With a second line in full operation in late 2025, Tianjin will be the tenth A320neo-assembly line in the world. Airbus currently has four FALs in Hamburg and two A320neo lines in Toulouse, plus combined A320neo/A321neo lines in Tianjin and Mobile (Alabama). One of the A320neo lines in Toulouse will be closed, but Airbus is currently slowly building the first A321neo on a new line in the former A380 FAL. This line should be fully up and running in 2025. Add to this the new line in Tianjin and a second mixed line that should open in Mobile by the end of 2024 or early 2025, and that makes ten lines for the A320 family.
Airbus will need this capacity, as it wants to ramp up production of the A320neo family to 75 aircraft per month in 2026. That’s already two years later than originally planned, but continued supply chain issues have forced the OEM to review its plans already twice.
Allocation of ordered aircraft
Airbus signed another contract today in Beijing: a General Terms of Agreement with China Aviation Supplies Holding Company, which is a state-owned company that oversees the supply of aircraft and equipment to Chinese airlines.

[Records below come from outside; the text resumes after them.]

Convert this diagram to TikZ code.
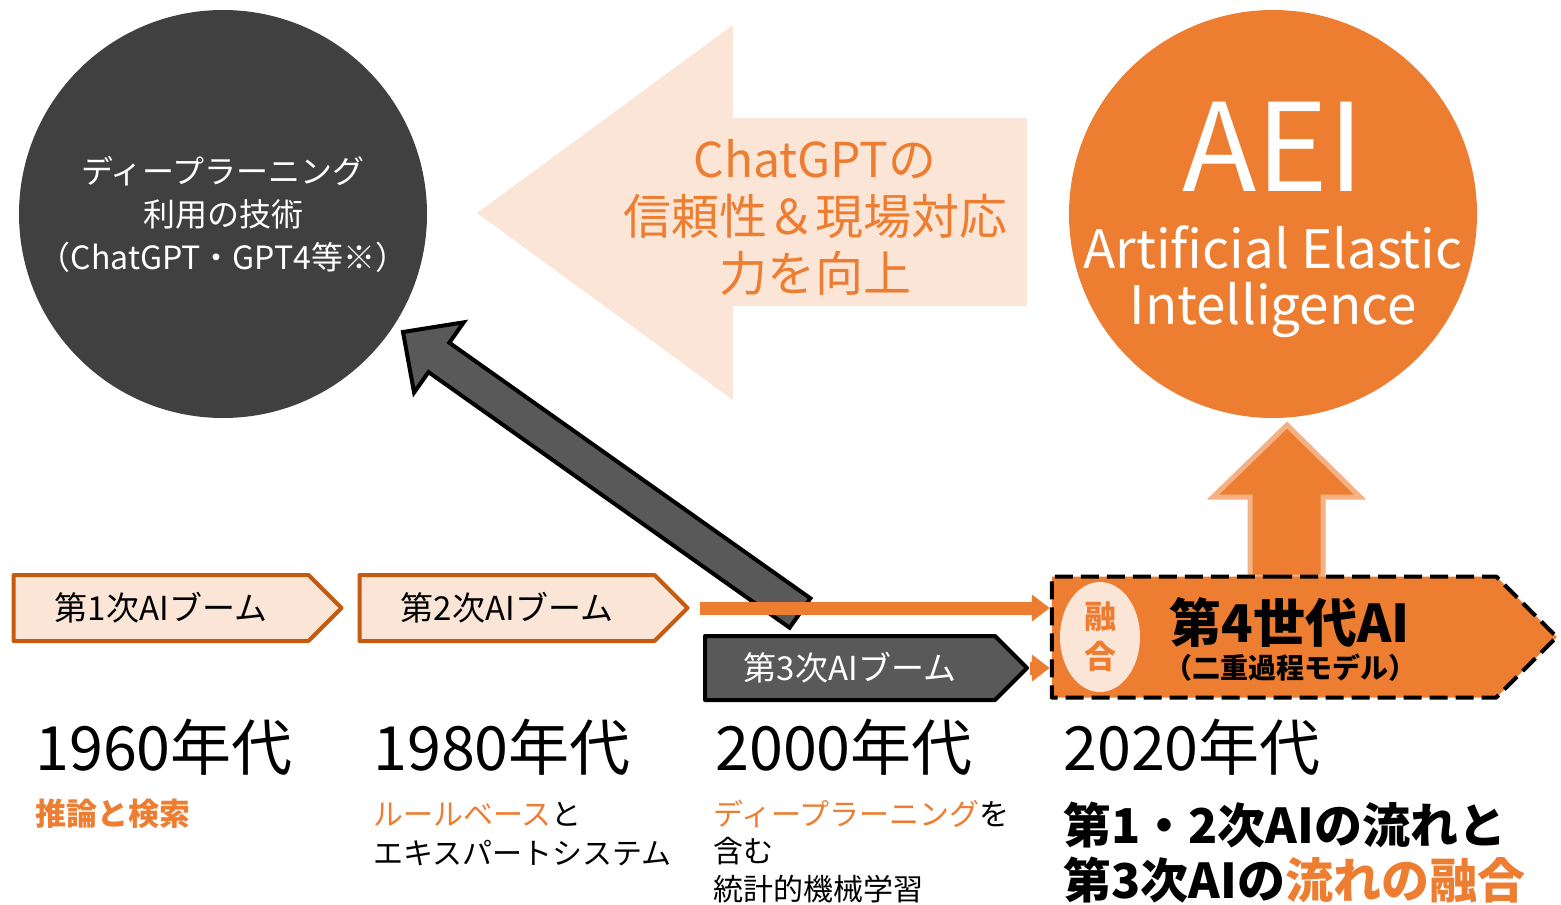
\documentclass[tikz,border=0pt]{standalone}
\usepackage{fontspec}
\setmainfont{Noto Sans CJK JP}
\usetikzlibrary{arrows.meta,calc,shapes.symbols,shapes.geometric}
\definecolor{aeiorange}{HTML}{ED7D31}
\definecolor{peach}{HTML}{FBE5D6}
\definecolor{boomedge}{HTML}{C55A11}
\definecolor{darkcirc}{HTML}{404040}
\definecolor{arrowgray}{HTML}{595959}
\definecolor{lightorange}{HTML}{F4B183}
\tikzset{
  boom/.style={signal,signal to=east,signal pointer angle=90,minimum width=164pt,minimum height=33pt,inner sep=0pt,line width=2pt,font=\fontsize{16.5}{18}\selectfont},
  decade/.style={anchor=base west,inner sep=0pt,font=\fontsize{30.5}{32}\selectfont},
  note/.style={anchor=base west,inner sep=0pt,font=\fontsize{15}{17}\selectfont},
  bignote/.style={anchor=base west,inner sep=0pt,font=\bfseries\fontsize{24}{26}\selectfont},
  orangeline/.style={draw=aeiorange,line width=6.5pt,-{Triangle[length=9pt,width=13pt]}}
}
\begin{document}
\begin{tikzpicture}[line join=round,x=0.5pt,y=-0.5pt]
\useasboundingbox (0,0) rectangle (1561,904);
\fill[color=peach] (477,213) -- (733,25) -- (733,118) -- (1027,118) -- (1027,306) -- (733,306) -- (733,400) -- cycle;
\node[text=aeiorange,align=center,font=\fontsize{24}{28.5}\selectfont] (gain) at (815,217) {ChatGPTの\\信頼性＆現場対応\\力を向上};
\node[circle,fill=darkcirc,minimum size=204pt,inner sep=0pt,text=white,align=center,font=\fontsize{16}{21.5}\selectfont] (deep) at (223,214) {ディープラーニング\\利用の技術\\（ChatGPT・GPT4等※）};
\node[circle,fill=aeiorange,minimum size=204pt,inner sep=0pt] (aei) at (1273,214) {};
\node[text=white,inner sep=0pt,font=\fontsize{61}{61}\selectfont] (aeiname) at (1273,147) {AEI};
\node[text=white,align=center,inner sep=0pt,font=\fontsize{26.5}{28}\selectfont] (aeifull) at (1273,282) {Artificial Elastic\\Intelligence};
\draw[fill=aeiorange,draw=lightorange,line width=2.5pt,line join=miter] (1250,577) -- (1250,497) -- (1213,497) -- (1287,425) -- (1360,497) -- (1323,497) -- (1323,577) -- cycle;
\node[boom,fill=peach,draw=boomedge] (b1) at (161,608) {第1次AIブーム};
\node[boom,fill=peach,draw=boomedge] (b2) at (507,608) {第2次AIブーム};
\node[boom,fill=arrowgray,draw=black,text=white,minimum width=161pt,minimum height=32pt] (b3) at (850,668) {第3次AIブーム};
\coordinate (tail) at (800,613);
\coordinate (tip) at (403,332);
\coordinate (neck) at ($(tip)!22pt!(tail)$);
\draw[fill=arrowgray,draw=black,line width=2pt,line join=miter] ($(tail)!9pt!90:(tip)$) -- ($(neck)!9pt!90:(tip)$) -- ($(neck)!21.5pt!90:(tip)$) -- (tip) -- ($(neck)!21.5pt!-90:(tip)$) -- ($(neck)!9pt!-90:(tip)$) -- ($(tail)!9pt!-90:(tip)$) -- cycle;
\node[signal,signal to=east,signal pointer angle=90,fill=aeiorange,draw=black,line width=2pt,dash pattern=on 9pt off 4pt,minimum width=252.5pt,minimum height=60.5pt] (b4) at (1274,637) {};
\node[ellipse,fill=peach,minimum width=40pt,minimum height=55pt,inner sep=0pt,text=aeiorange,align=center,font=\bfseries\fontsize{16}{20}\selectfont] (fuse) at (1100,637) {融\\合};
\node[inner sep=0pt,font=\bfseries\fontsize{26}{28}\selectfont] (gen4) at (1290,622) {第4世代AI};
\node[inner sep=0pt,font=\bfseries\fontsize{14}{16}\selectfont] (dual) at (1290,668) {（二重過程モデル）};
\draw[orangeline] ([xshift=5pt]b2.east) -- (b4.west |- b2.east);
\draw[orangeline] (b3.east) -- (b4.west |- b3.east);
\foreach \x/\yr in {35/1960,373/1980,715/2000,1063/2020}
\node[decade] (d\yr) at (\x,770) {\yr{}年代};
\node[note,text=aeiorange,font=\bfseries\fontsize{15.5}{17}\selectfont] (s1) at (35,825) {推論と検索};
\node[note] (s2a) at (373,825) {\textcolor{aeiorange}{ルールベース}と};
\node[note] (s2b) at (373,864) {エキスパートシステム};
\node[note] (s3a) at (713,825) {\textcolor{aeiorange}{ディープラーニング}を};
\node[note] (s3b) at (713,862) {含む};
\node[note] (s3c) at (713,900) {統計的機械学習};
\node[bignote] (s4a) at (1063,843) {第1・2次AIの流れと};
\node[bignote] (s4b) at (1063,898) {第3次AIの\textcolor{aeiorange}{流れの融合}};
\end{tikzpicture}
\end{document}
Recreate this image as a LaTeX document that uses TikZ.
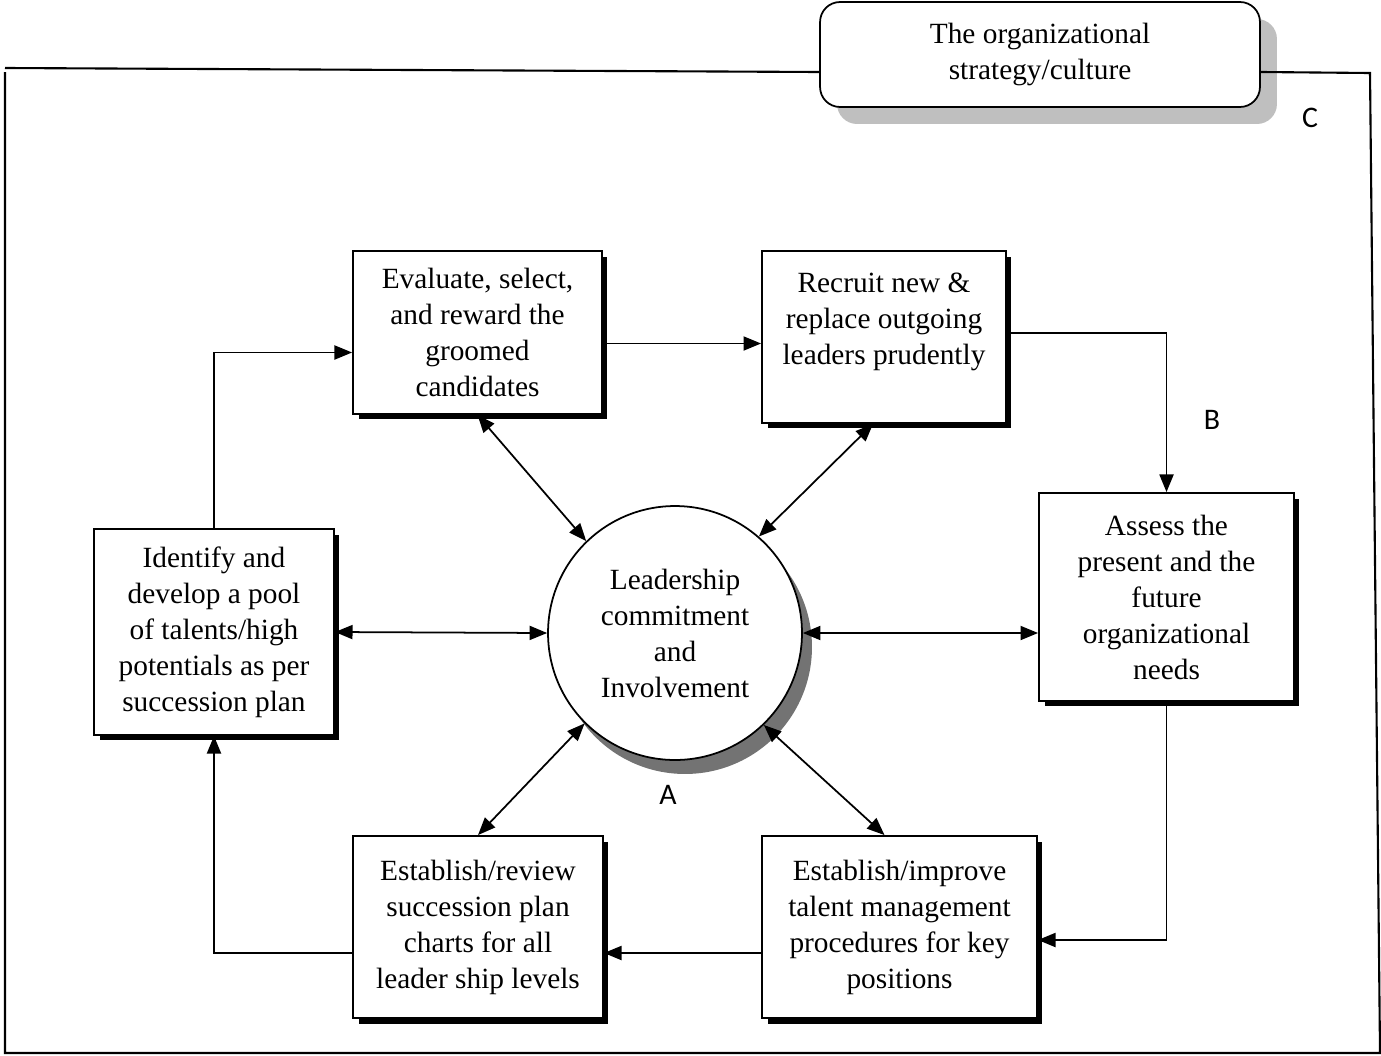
\documentclass[tikz,border=0pt]{standalone}
\usepackage{fontspec}
\setmainfont{Liberation Serif}
\newfontfamily\lblfont{Carlito}
\usepackage{tikz}
\usetikzlibrary{shadows}
\usetikzlibrary{arrows.meta}
\tikzset{
    stepbox/.style = {rectangle, line width=1.1pt, draw=black, fill=white, align=center, inner sep=2pt,
        font=\fontsize{16.7}{20.5}\selectfont,
        drop shadow={shadow xshift=0.11cm, shadow yshift=-0.11cm, fill=black, opacity=1}},
    corenode/.style = {circle, line width=1pt, draw=black, fill=white, align=center, inner sep=0pt,
        minimum size=5.08cm, font=\fontsize{16.7}{20.5}\selectfont,
        drop shadow={shadow xshift=0.2cm, shadow yshift=-0.28cm, fill=black!55, opacity=1}},
    orgnode/.style = {rectangle, rounded corners=0.4cm, line width=1pt, draw=black, fill=white, align=center,
        minimum width=8.8cm, minimum height=2.1cm, font=\fontsize{16.7}{20.5}\selectfont,
        drop shadow={shadow xshift=0.34cm, shadow yshift=-0.34cm, fill=black!25, opacity=1}},
    letter/.style = {font=\lblfont\fontsize{17}{19}\selectfont},
    edgen/.style = {-{Triangle[length=10pt,width=8pt]}, line width=1pt},
    edgeb/.style = {{Triangle[length=10pt,width=8pt]}-{Triangle[length=10pt,width=8pt]}, line width=1pt},
    framen/.style = {line width=1.2pt},
}

\begin{document}
\begin{tikzpicture}[x=0.02cm, y=-0.02cm]
\useasboundingbox (0,0) rectangle (1381,1055);
\node[orgnode] at (1040, 54.5) (org) {The organizational\\ strategy/culture};
\node[corenode] at (675, 633) (lead) {Leadership\\ commitment\\ and\\ Involvement};
\node[stepbox, minimum width=4.98cm, minimum height=3.26cm] at (477.5, 332.5) (eval) {Evaluate, select,\\ and reward the\\ groomed\\ candidates};
\node[stepbox, minimum width=4.88cm, minimum height=3.44cm] at (884, 337) (recruit) {Recruit new \&\\ replace outgoing\\ leaders prudently\\ \mbox{}};
\node[stepbox, minimum width=5.10cm, minimum height=4.16cm] at (1166.5, 597) (assess) {Assess the\\ present and the\\ future\\ organizational\\ needs};
\node[stepbox, minimum width=5.50cm, minimum height=3.64cm] at (899.5, 927) (improve) {Establish/improve\\ talent management\\ procedures for key\\ positions};
\node[stepbox, minimum width=5.00cm, minimum height=3.64cm] at (478, 927) (review) {Establish/review\\ succession plan\\ charts for all\\ leader ship levels};
\node[stepbox, minimum width=4.80cm, minimum height=4.12cm] at (214, 632) (ident) {Identify and\\ develop a pool\\ of talents/high\\ potentials as per\\ succession plan};
\node[letter] at (668, 795) (la) {A};
\node[letter] at (1212, 420) (lb) {B};
\node[letter] at (1310, 118) (lc) {C};
%
\draw[framen] (5,68) -- ([yshift=-0.35cm]org.west);
\draw[framen] ([yshift=-0.35cm]org.east) -- (1370,73) -- (1380,1053) -- (5,1053) -- (5,72);
%
\draw[edgen] (ident.north) |- ([yshift=-0.4cm]eval.west);
\draw[edgen] ([yshift=-0.22cm]eval.east) -- ([yshift=-0.22cm]eval.east -| recruit.west);
\draw[edgen] ([yshift=0.08cm]recruit.east) -| (assess.north);
\draw[edgen] (assess.south) |- ([yshift=-0.26cm]improve.east);
\draw[edgen] ([yshift=-0.52cm]improve.west) -- ([yshift=-0.52cm]review.east);
\draw[edgen] ([yshift=-0.52cm]review.west) -| (ident.south);
%
\draw[edgeb] (eval.south) -- (lead.134);
\draw[edgeb] ([xshift=-0.22cm]recruit.south) -- (lead.49);
\draw[edgeb] (ident.east) -- (lead.west);
\draw[edgeb] (lead.east) -- (lead.east -| assess.west);
\draw[edgeb] (lead.225) -- (review.north);
\draw[edgeb] (lead.314) -- ([xshift=-0.3cm]improve.north);
\end{tikzpicture}
\end{document}
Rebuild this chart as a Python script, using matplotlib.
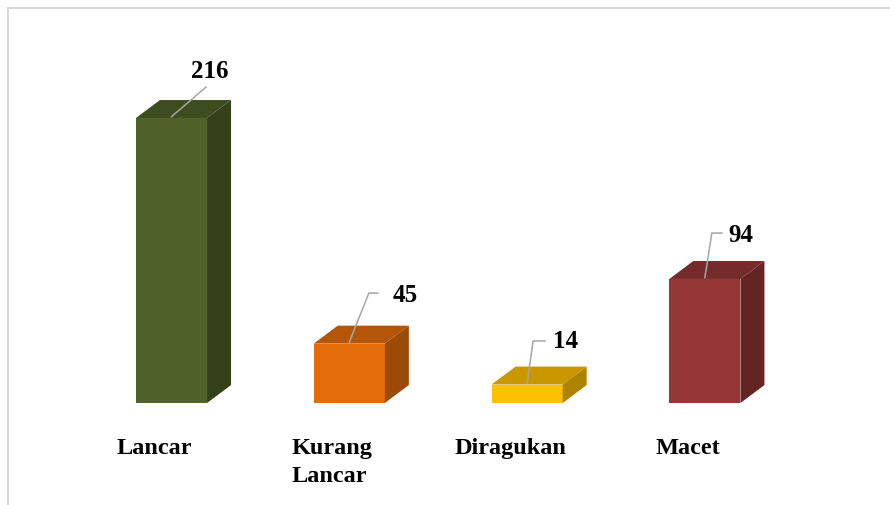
import matplotlib
matplotlib.use("Agg")
from matplotlib import pyplot as plt
from matplotlib.patches import Polygon, Rectangle

# data
categories = ["Lancar", "Kurang\nLancar", "Diragukan", "Macet"]
values = [216, 45, 14, 94]

# colours: front, top, side
front_colors = ["#4f6228", "#e46c0a", "#ffc000", "#953735"]
top_colors = ["#3e4d1f", "#b45508", "#c99700", "#752b29"]
side_colors = ["#33401a", "#9c4a07", "#ae8300", "#632422"]

# label placement (offsets from bar centre / top)
label_dx = [0.217, 0.312, 0.214, 0.203]
label_dy = [30.2, 31.5, 27.7, 28.0]
# leader line: elbow point and end of horizontal part
elbow_dx = [0.194, 0.11, 0.034, 0.039]
elbow_dy = [23.4, 38.3, 33.0, 34.8]
tail_dx = [0.194, 0.16, 0.101, 0.096]

half_w = 0.2
depth_x = 0.135
depth_y = 13.6

fig = plt.figure(figsize=(8.9, 5.05), dpi=100)
ax = fig.add_axes([0.0928, 0.2020, 0.7991, 0.6532])
ax.set_xlim(-0.5, 3.5)
ax.set_ylim(0, 250)
ax.axis("off")

serif = ["Liberation Serif", "DejaVu Serif"]

for i, v in enumerate(values):
    x0, x1 = i - half_w, i + half_w
    # front face
    ax.add_patch(Rectangle((x0, 0), 2 * half_w, v, facecolor=front_colors[i],
                           edgecolor="none", zorder=2))
    # top face
    ax.add_patch(Polygon([(x0, v), (x1, v), (x1 + depth_x, v + depth_y),
                          (x0 + depth_x, v + depth_y)],
                         facecolor=top_colors[i], edgecolor="none", zorder=2))
    # side face
    ax.add_patch(Polygon([(x1, 0), (x1 + depth_x, depth_y),
                          (x1 + depth_x, v + depth_y), (x1, v)],
                         facecolor=side_colors[i], edgecolor="none", zorder=2))

    # leader line
    ax.plot([i, i + elbow_dx[i], i + tail_dx[i]],
            [v + 1, v + elbow_dy[i], v + elbow_dy[i]],
            color="#a6a6a6", lw=1.1, zorder=3, clip_on=False)

    # value label
    ax.text(i + label_dx[i], v + label_dy[i], str(v), ha="center", va="baseline",
            fontsize=18, fontweight="bold", family=serif, color="black")

    # category label
    ax.text(i - 0.095, -26.5, categories[i], ha="center", va="top",
            multialignment="left", linespacing=1.45,
            fontsize=17.5, fontweight="bold", family=serif, color="black")

# light grey frame of the chart area
fig.add_artist(Rectangle((8 / 890, -0.05), 1.1, 1.05 - 8 / 505,
                         transform=fig.transFigure, fill=False,
                         edgecolor="#d9d9d9", lw=1.5))

fig.savefig("out.png", dpi=100)
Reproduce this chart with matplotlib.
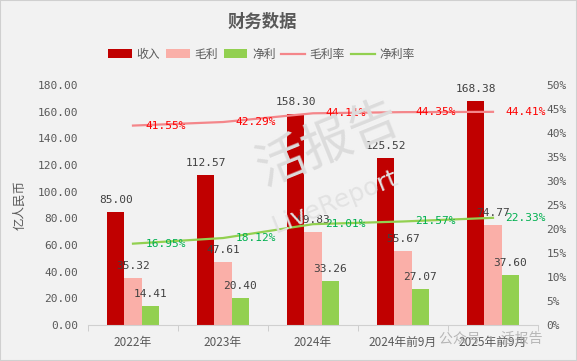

The agreement includes the allocation of 150 A320neo family and ten A350-900s that were ordered by Chinese customers earlier. Last July, China Eastern Airlines, China Southern Airlines, and Air China placed orders for 292 A320neo family aircraft.
A third agreement was signed between Airbus and the China National Aviation Fuel Group (CNAF). This is a Memorandum of Understanding (MoU) to intensify Chinese-European cooperation on the production, competitive application, and common standards formulation for Sustainable Aviation Fuels (SAF). The two parties signed a contract in September 2022 to support commercial and delivery flights in China to be operated with SAF. The new agreement aims at optimizing the SAF supply chain by diversifying the sources and enhancing SAF production towards the ambition of using 10 percent SAF by 2030.“We are honored to continue our long-standing cooperation by supporting China’s civil aviation growth with our leading families of aircraft. It underpins the positive recovery momentum and prosperous outlook for the Chinese aviation market and the desire to grow sustainably with Airbus’ latest generation, eco-efficient aircraft,” said Guillaume Faury in a media statement.